I’ve been mouthing off about Ubuntu again, after the forthcoming release parties were advertised in some pretty inappropriate places, lamenting:
“Ubuntu has taken a voluntary-sector aim-for-100%-free distribution, built a private-sector free-and-non-free distribution and gets more love and free marketing from free software supporters than its parent, or than the whole-community events.”
However, I did surprise someone by ending with
“The silver lining is that most Ubuntu improvements are free software and are/can be contributed back to the free software world.”
That’s in part because Ubuntu finally made some progress on the Mailman colour mismash bug I tried to fix 5 years ago which is still unfixed in GNU as far as I know.
So I think that as long as much of Ubuntu is free software, its contributors will still be doing some good work. I hope a mailman bgcolor/CSS patch is taken by other distributions soon.








5 comments so far
1 MJ Ray (mjray) 's status on Thursday, 22-Oct-09 07:08:27 UTC - Identi.ca // Oct 22, 2009 at 7:08 am
[...] Published Some Good Does Come From Ubuntu http://www.news.software.coop/some-good-does-come-from-ubuntu/799/ [...]
2 Dean // Oct 22, 2009 at 9:40 pm
Uhm, that bug you linked has nothing to do with Ubuntu as far as I can see. That project just happens to use a bug tracker hosted and primarily driven by the same company who host and primarily drive Ubuntu.
Reading through the list history some of the attitudes on display are probably why Ubuntu “gets more love and free marketing from free software supporters than its parent,”. The three years it took to release Sarge and Ubuntus more friendly installer are probably also related
3 MJ Ray // Oct 23, 2009 at 9:15 am
I thought that Mailman itself uses the sourceforge bugtracker. But now I see from http://www.list.org/bugs.html that it has moved over since I last looked. So what does “Also affects distribution” mean if not ubuntu? Very confusing!

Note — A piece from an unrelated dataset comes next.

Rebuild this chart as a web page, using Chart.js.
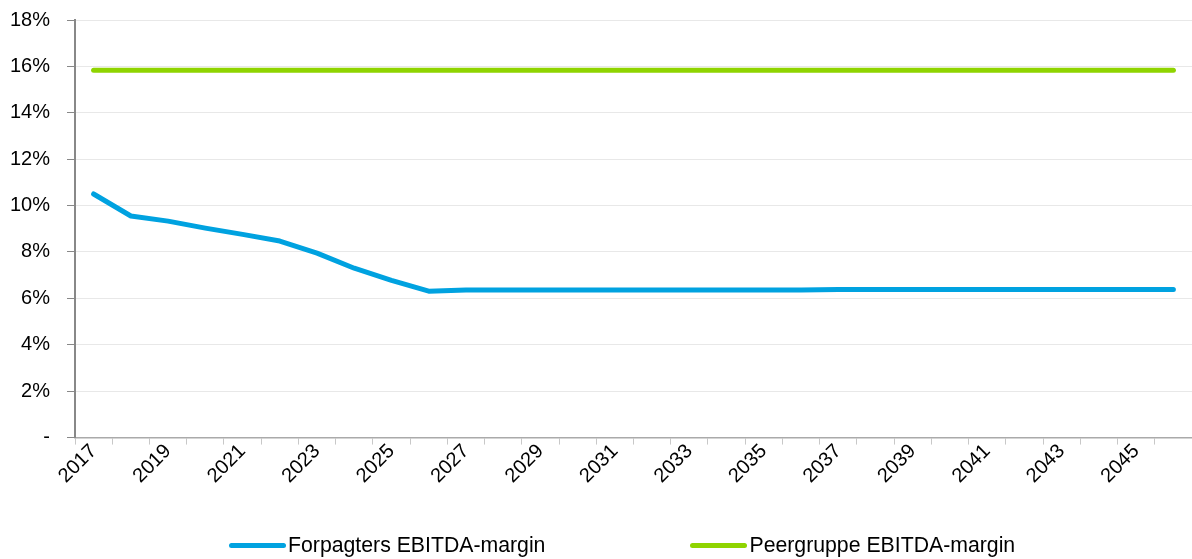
<!DOCTYPE html>
<html>
<head>
<meta charset="utf-8">
<script src="https://cdn.jsdelivr.net/npm/chart.js@4.4.1/dist/chart.umd.min.js"></script>
<style>
  html, body { margin: 0; padding: 0; background: #fff; }
  #wrap { position: relative; width: 1192px; height: 559px; }
  #legend {
    position: absolute; left: 0; top: 531px; width: 1192px; height: 28px;
    display: flex; align-items: center; padding-left: 229px; box-sizing: border-box;
    font-family: "Liberation Sans", Arial, sans-serif; font-size: 21.25px; color: #000;
  }
  #legend .item { display: flex; align-items: center; margin-right: 145px; }
  #legend .mark { width: 57px; height: 5px; border-radius: 3px; margin-right: 2px; }
</style>
</head>
<body>
<div id="wrap">
  <canvas id="marginChart" width="1192" height="559"></canvas>
  <div id="legend"></div>
</div>
<script>
'use strict';
// data
var years = [];
for (var y = 2017; y <= 2046; y++) {
  years.push(String(y));
}
var forpagter = [10.5, 9.55, 9.33, 9.03, 8.76, 8.47, 7.95, 7.3, 6.78, 6.31,
  6.36, 6.36, 6.36, 6.36, 6.36, 6.36, 6.36, 6.36, 6.36, 6.36,
  6.38, 6.38, 6.38, 6.38, 6.38, 6.38, 6.38, 6.38, 6.38, 6.38];
var peergruppe = [];
for (var i = 0; i < years.length; i++) {
  peergruppe.push(15.83);
}
var yTicks = [0, 2, 4, 6, 8, 10, 12, 14, 16, 18];

var blue = '#00a2e0';
var green = '#8fd400';
var font = { family: '"Liberation Sans", Arial, sans-serif', size: 20 };

Chart.defaults.font = font;
Chart.defaults.color = '#000';

var ctx = document.getElementById('marginChart').getContext('2d');
var chart = new Chart(ctx, {
  type: 'line',
  data: {
    labels: years,
    datasets: [{
      label: 'Forpagters EBITDA-margin',
      data: forpagter,
      borderColor: blue,
      backgroundColor: blue,
      borderWidth: 5,
      pointRadius: 0,
      tension: 0,
      borderCapStyle: 'round',
      borderJoinStyle: 'round'
    }, {
      label: 'Peergruppe EBITDA-margin',
      data: peergruppe,
      borderColor: green,
      backgroundColor: green,
      borderWidth: 5,
      pointRadius: 0,
      borderCapStyle: 'round'
    }]
  },
  options: {
    responsive: false,
    animation: false,
    layout: { padding: { left: 10, right: 0, top: 20, bottom: 76 } },
    plugins: {
      tooltip: { enabled: false },
      legend: { display: false }
    },
    scales: {
      x: {
        offset: true,
        afterFit: function(axis) {
          // let the rotated first label hang outside, like the original
          axis.paddingLeft = 0;
          axis.paddingRight = 0;
        },
        grid: {
          offset: true,
          drawOnChartArea: false,
          tickColor: '#c8c8c8',
          tickLength: 7
        },
        border: { color: '#aaa', width: 1.5 },
        ticks: {
          autoSkip: false,
          minRotation: 45,
          maxRotation: 45,
          padding: -5,
          font: font,
          callback: function(value, index) {
            return index % 2 === 0 ? this.getLabelForValue(value) : '';
          }
        }
      },
      y: {
        min: 0,
        max: 18,
        afterBuildTicks: function(axis) {
          axis.ticks = yTicks.map(function(v) { return { value: v }; });
        },
        afterFit: function(axis) {
          axis.width = 65;
          axis.paddingTop = 0;
          axis.paddingBottom = 0;
        },
        grid: {
          color: '#e8e8e8',
          tickColor: '#888',
          tickLength: 8
        },
        border: { color: '#888', width: 2 },
        ticks: {
          padding: 17,
          font: font,
          callback: function(v) {
            return v === 0 ? '-' : v + '%';
          }
        }
      }
    }
  }
});

// legend built from the datasets
var legendEl = document.getElementById('legend');
chart.data.datasets.forEach(function(ds) {
  var item = document.createElement('div');
  item.className = 'item';
  var mark = document.createElement('span');
  mark.className = 'mark';
  mark.style.background = ds.borderColor;
  var txt = document.createElement('span');
  txt.textContent = ds.label;
  item.appendChild(mark);
  item.appendChild(txt);
  legendEl.appendChild(item);
});
</script>
</body>
</html>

The attitudes are a product of the insults, not the other way around. And debian release time and installer features can be influenced visibly by getting involved, more than some other distributions.
4 Dean // Oct 23, 2009 at 12:49 pm
You can mark a bug in launchpad as existing in multiple distributions or upstream projects. Ubuntu uses that field to track bugs that also exist in Debian, if the Debian bug status changes to ‘fix committed’ or ‘fix released’ then it is flagged in a report as a potential easy fix. See https://bugs.launchpad.net/ubuntu/+source/gnome-screensaver/+bug/428884 for an example of a bug affecting several upstream projects + debian + ubuntu
I’m aware that Debian is open and relatively easy to influence. I don’t mean to criticise it, I just think if Debian had managed to release Sarge a year or so earlier then Ubuntu would not have had the impact it has had.
By the way your “notify me of followups by email” functionality appears to be not working.